I was more than a thousand miles from home but looking at a familiar view: a grassy expanse in a bed of slowly flowing water. As a South Floridian, this landscape reminded me of countless wet hikes and bird walks I’d taken in Everglades National Park—only this time, I was gazing at the Platte River in Nebraska, about two and a half hours west of Omaha. Instead of the blistering heat and suffocating humidity of the Everglades, a blizzard raged. I watched the snow blow sideways from inside a heated wooden blind, a camouflaged shelter designed to hide me from the wildlife I was there to observe: sandhill cranes.
We have sandhill cranes back home, too, but they’re residents who stay in Florida year-round.
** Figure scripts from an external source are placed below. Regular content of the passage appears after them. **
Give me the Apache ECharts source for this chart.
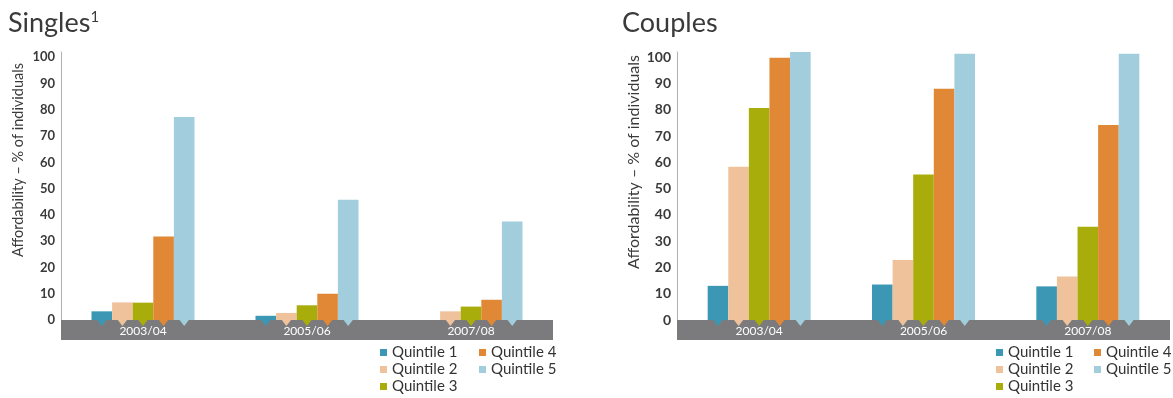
<!DOCTYPE html>
<html>
<head>
<meta charset="utf-8">
<script src="https://cdn.jsdelivr.net/npm/echarts@6/dist/echarts.min.js"></script>
<style>html,body{margin:0;padding:0;background:#fff}#c{width:1173px;height:398px}</style>
</head>
<body>
<div id="c"></div>
<script>
const categories = ['2003/04', '2005/06', '2007/08'];
const quintiles = ['Quintile 1', 'Quintile 2', 'Quintile 3', 'Quintile 4', 'Quintile 5'];
const yTicks = [0, 10, 20, 30, 40, 50, 60, 70, 80, 90, 100];
// Singles: one array per quintile, values per category
const singlesQ1 = [3.3, 1.6, 0];
const singlesQ2 = [6.7, 2.7, 3.3];
const singlesQ3 = [6.6, 5.6, 5.1];
const singlesQ4 = [31.8, 10.0, 7.7];
const singlesQ5 = [77.3, 45.8, 37.5];
// Couples
const couplesQ1 = [13.0, 13.5, 12.8];
const couplesQ2 = [58.3, 22.8, 16.6];
const couplesQ3 = [80.7, 55.4, 35.5];
const couplesQ4 = [99.8, 88.0, 74.2];
const couplesQ5 = [102, 101.3, 101.3];

const COLORS = ['#3b97b3', '#efc29c', '#a8ad0c', '#e08835', '#a2cddc'];
const BAR_W = 20.6;
const FONT = 'Lato, "Noto Sans", sans-serif';

const singles = [singlesQ1, singlesQ2, singlesQ3, singlesQ4, singlesQ5];
const couples = [couplesQ1, couplesQ2, couplesQ3, couplesQ4, couplesQ5];

function renderTri(params, api) {
  const cat = api.value(0), q = api.value(1), v = api.value(2);
  if (!v) return null;
  const p = api.coord([cat, 0]);
  const x = p[0] + (q - 2) * BAR_W;
  const y = p[1];
  return {
    type: 'polygon',
    shape: { points: [[x - 5, y - 0.5], [x + 5, y - 0.5], [x, y + 6]] },
    style: { fill: COLORS[q] }
  };
}

function triData(groups) {
  const out = [];
  groups.forEach((arr, q) => arr.forEach((v, i) => out.push([i, q, v])));
  return out;
}

function barSeries(groups, gi) {
  return groups.map((arr, q) => ({
    type: 'bar', name: quintiles[q], xAxisIndex: gi, yAxisIndex: gi,
    data: arr, barWidth: BAR_W, barGap: '0%',
    itemStyle: { color: COLORS[q] }
  }));
}

function xAxis(gi) {
  return {
    type: 'category', gridIndex: gi, data: categories, offset: 10,
    axisTick: { show: false },
    axisLine: { onZero: false, lineStyle: { color: '#7b7b7d', width: 20, cap: 'butt' } },
    axisLabel: { color: '#ffffff', fontFamily: FONT, fontSize: 12, margin: 1, verticalAlign: 'middle' }
  };
}

function yAxis(gi, fs, nfs, pad) {
  return {
    type: 'value', gridIndex: gi, min: 0, max: 102, interval: 10,
    splitLine: { show: false },
    axisTick: { show: false },
    axisLine: { show: true, lineStyle: { color: '#b0b0b0', width: 1 } },
    axisLabel: {
      color: '#3a3a3a', fontFamily: FONT, fontSize: fs, fontWeight: 'bold', margin: 6,
      showMaxLabel: false,
      formatter: v => (yTicks.indexOf(v) >= 0 ? String(v) : '')
    },
    name: 'Affordability \u2013 % of individuals',
    nameLocation: 'middle', nameGap: 35,
    nameTextStyle: { color: '#3a3a3a', fontFamily: FONT, fontSize: nfs, padding: [0, 0, 0, pad] }
  };
}

function legend(left, items, fs) {
  return {
    orient: 'vertical', left: left, top: 344, itemGap: 0, padding: 0,
    itemWidth: 7, itemHeight: 7, icon: 'rect', itemTextGap: 5,
    data: items, selectedMode: false,
    textStyle: { color: '#333', fontFamily: FONT, fontSize: fs, lineHeight: 17 }
  };
}

const option = {
  animation: false,
  title: [
    { text: 'Singles{s|1}', left: 3, top: 5,
      textStyle: { color: '#3a3a3a', fontFamily: FONT, fontSize: 27, fontWeight: 'normal',
        rich: { s: { fontSize: 15, verticalAlign: 'top', color: '#3a3a3a', fontFamily: FONT, padding: [0, 0, 12, 0] } } } },
    { text: 'Couples', left: 617, top: 5,
      textStyle: { color: '#3a3a3a', fontFamily: FONT, fontSize: 27, fontWeight: 'normal' } }
  ],
  legend: [
    legend(380, quintiles.slice(0, 3), 15),
    legend(479, quintiles.slice(3), 15),
    legend(996, quintiles.slice(0, 3), 15),
    legend(1094, quintiles.slice(3), 15)
  ],
  grid: [
    { left: 61, right: 620, top: 52, bottom: 78 },
    { left: 677, right: 3, top: 52, bottom: 78 }
  ],
  xAxis: [xAxis(0), xAxis(1)],
  yAxis: [yAxis(0, 13, 14.5, 52), yAxis(1, 14, 16, 48)],
  series: [
    ...barSeries(singles, 0),
    ...barSeries(couples, 1),
    { type: 'custom', xAxisIndex: 0, yAxisIndex: 0, data: triData(singles), renderItem: renderTri,
      encode: { x: 0, y: 2 }, clip: false, z: 5, silent: true },
    { type: 'custom', xAxisIndex: 1, yAxisIndex: 1, data: triData(couples), renderItem: renderTri,
      encode: { x: 0, y: 2 }, clip: false, z: 5, silent: true }
  ]
};

const chart = echarts.init(document.getElementById('c'), null, { renderer: 'canvas' });
chart.setOption(option);
</script>
</body>
</html>
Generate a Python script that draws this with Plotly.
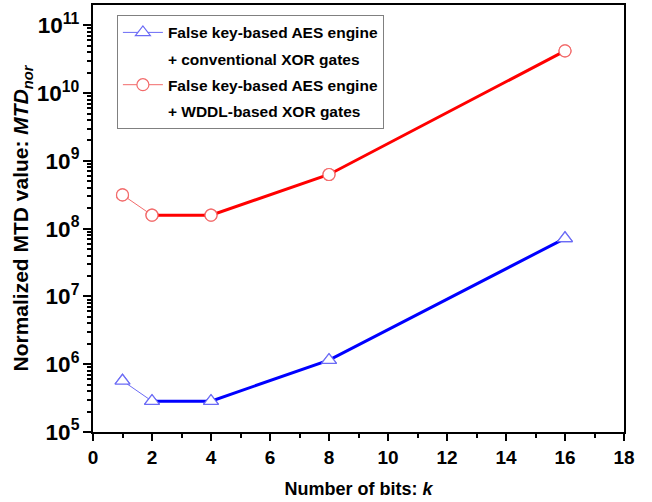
import plotly.graph_objects as go

# Number of bits k and normalized MTD values for the two designs
bits = [1, 2, 4, 8, 16]
mtd_conventional = [5.7e5, 2.85e5, 2.85e5, 1.15e6, 7.2e7]
mtd_wddl = [3.15e8, 1.58e8, 1.58e8, 6.3e8, 4.2e10]

legend_lines = [
    "False key-based AES engine",
    "+ conventional XOR gates",
    "False key-based AES engine",
    "+ WDDL-based XOR gates",
]

BLUE_DARK, BLUE_LIGHT = "#0000ff", "#6b6bf5"
RED_DARK, RED_LIGHT = "#ff0000", "#f26b6b"
FONT = "Liberation Sans, Arial, sans-serif"

fig = go.Figure()

# Thin light connecting lines (these carry the legend entries)
fig.add_trace(go.Scatter(
    x=bits, y=mtd_conventional, mode="lines+markers", name=legend_lines[0],
    legendgroup="a",
    line=dict(color=BLUE_LIGHT, width=1),
    marker=dict(symbol="triangle-up", size=13, color="white",
                line=dict(color=BLUE_LIGHT, width=1.2)),
))
fig.add_trace(go.Scatter(
    x=[None], y=[None], mode="lines", name=legend_lines[1], legendgroup="b",
    line=dict(color="rgba(0,0,0,0)", width=0), showlegend=True,
))
fig.add_trace(go.Scatter(
    x=bits, y=mtd_wddl, mode="lines+markers", name=legend_lines[2],
    legendgroup="c",
    line=dict(color=RED_LIGHT, width=1),
    marker=dict(symbol="circle", size=12, color="white",
                line=dict(color=RED_LIGHT, width=1.2)),
))
fig.add_trace(go.Scatter(
    x=[None], y=[None], mode="lines", name=legend_lines[3], legendgroup="d",
    line=dict(color="rgba(0,0,0,0)", width=0), showlegend=True,
))

# Thick segments from k = 2 onward
fig.add_trace(go.Scatter(x=bits[1:], y=mtd_conventional[1:], mode="lines",
                         line=dict(color=BLUE_DARK, width=3), showlegend=False))
fig.add_trace(go.Scatter(x=bits[1:], y=mtd_wddl[1:], mode="lines",
                         line=dict(color=RED_DARK, width=3), showlegend=False))

# Open markers on top of everything
fig.add_trace(go.Scatter(
    x=bits, y=mtd_conventional, mode="markers", showlegend=False,
    marker=dict(symbol="triangle-up", size=13, color="white",
                line=dict(color=BLUE_LIGHT, width=1.2)),
))
fig.add_trace(go.Scatter(
    x=bits, y=mtd_wddl, mode="markers", showlegend=False,
    marker=dict(symbol="circle", size=12, color="white",
                line=dict(color=RED_LIGHT, width=1.2)),
))

fig.update_layout(
    width=652, height=502,
    margin=dict(l=93, r=28, t=3, b=70),
    paper_bgcolor="white", plot_bgcolor="white",
    font=dict(family=FONT, color="black"),
    legend=dict(
        x=0.045, y=0.977, xanchor="left", yanchor="top",
        bgcolor="white", bordercolor="#808080", borderwidth=1,
        font=dict(family=FONT, size=15.5, weight="bold", color="black"),
        traceorder="grouped", tracegroupgap=3,
        itemwidth=40,
    ),
)

fig.update_xaxes(
    range=[0, 18], tickmode="linear", tick0=0, dtick=2,
    showline=True, linewidth=2, linecolor="black", mirror=True,
    ticks="outside", ticklen=7, tickwidth=2, tickcolor="black",
    minor=dict(dtick=1, ticks="outside", ticklen=4, tickwidth=2, tickcolor="black"),
    showgrid=False, zeroline=False,
    tickfont=dict(family=FONT, size=19, weight="bold"),
    title=dict(text="Number of bits: <i>k</i>",
               font=dict(family=FONT, size=18, weight="bold"), standoff=16),
)

fig.update_yaxes(
    type="log", range=[5, 11.3], dtick=1, exponentformat="power",
    showline=True, linewidth=2, linecolor="black", mirror=True,
    ticks="outside", ticklen=8, tickwidth=2, tickcolor="black",
    minor=dict(dtick="D1", ticks="outside", ticklen=4, tickwidth=1.5, tickcolor="black"),
    showgrid=False, zeroline=False,
    tickfont=dict(family=FONT, size=18, weight="bold"),
    title=dict(text="Normalized MTD value: <i>MTD</i><sub><i>nor</i></sub>",
               font=dict(family=FONT, size=21, weight="bold"), standoff=2),
)

fig.write_html("out.html")
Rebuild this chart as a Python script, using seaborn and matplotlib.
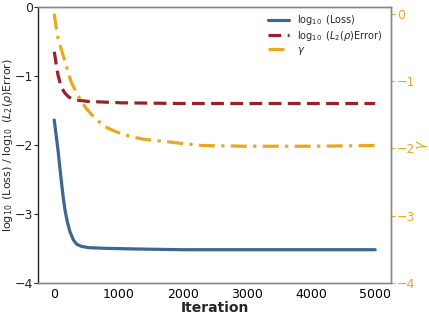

The birds that stood in front of me—some as tall as four feet—were stopping over on the long migration from their wintering grounds in Texas and Mexico to breeding areas in Canada and Alaska. During a roughly six-week period from early March to mid-April, more than a million sandhill cranes stop in the area to fill up on leftover corn kernels before continuing north. The phenomenon has existed for millennia, but in recent years it has garnered interest outside the regional and birding spaces.
Although I was witnessing this spectacle for the first time, I was no stranger to migrating in search of nature’s wonders. I began birding in 2018, initially in an effort to detach from a millennial slot-machine addiction to my phone. I thought learning about the species of birds around me might ground me in the present moment, and, as someone who copes with anxiety, that it might help me to slow down and meditate on my natural surroundings. Six years of experience (and a groundswell of recent mental health studies) have borne that out.
When you travel as a birder, you don’t need to leave your hotel to see something new. I’ve watched great kiskadees perch on palm trees from a poolside chaise longue in Mexico, listened to green parakeets squawk and flutter outside my window in Costa Rica, and lost my ever-loving mind at the sight of a magpie in London. What started as passive observation has grown into the urge to follow migrating birds, like a hippie chasing the Grateful Dead’s tour bus from city to city.
In Nebraska, I met up with Grand Island Tourism’s executive director, Brad Mellema, who told me that every crane viewing is different. Some other nature experiences reveal their charms at first glance, but cranes are a slow burn. For him, the unpredictability is part of the appeal. “The Rocky Mountains are in-your-face loud—it’s rock ’n’ roll,” Mellema said. “This is a symphony. It’s loud, and it’s quiet.”
My second evening inside the Crane Trust’s VIP heated blind proved his point. The nonprofit’s range manager, Joshua Wiese, was supposed to give us a routine ride to the blind, but when I hopped in the shuttle, he and the other scientists were in a frenzy. There were whooping cranes in the area—an exceptional sight, as there are just 800 of them left in the world, with only about 600 living in the wild.
“I’ve never heard a whooping crane call before,” Wiese told me, still in shock from having heard one on the ride over. I didn’t know if my untrained ear would be able to distinguish their call from the cacophony of thousands of squawking sandhill cranes.
I tried to keep my footsteps as quiet as possible as we entered the blind. We saw the whooping cranes—a couple and an unmated third wheel—through the plexiglass windows. Their white plumage popped amid a sea of dusty sandhill cranes. After a few minutes, the couple stood erect and projected a warning call in unison, as a bald eagle flew right over their heads. I turned to Wiese. He put his hand on his cheek, as if to stop himself from making a sound, and closed his eyes. He looked on the verge of tears. I felt a catch in my throat.
Over the next two hours, we saw a total of nine whooping cranes on the river—about 1 percent of the remaining global population. “Some people come here five or six times and never see that,” Wiese told me.
In the distance, the setting sun spotlighted the silhouettes of sandhill cranes flying into the horizon. They looked like waves of black confetti raining down after a concert. It wasn’t rock ’n’ roll, but I was starting to hear the music.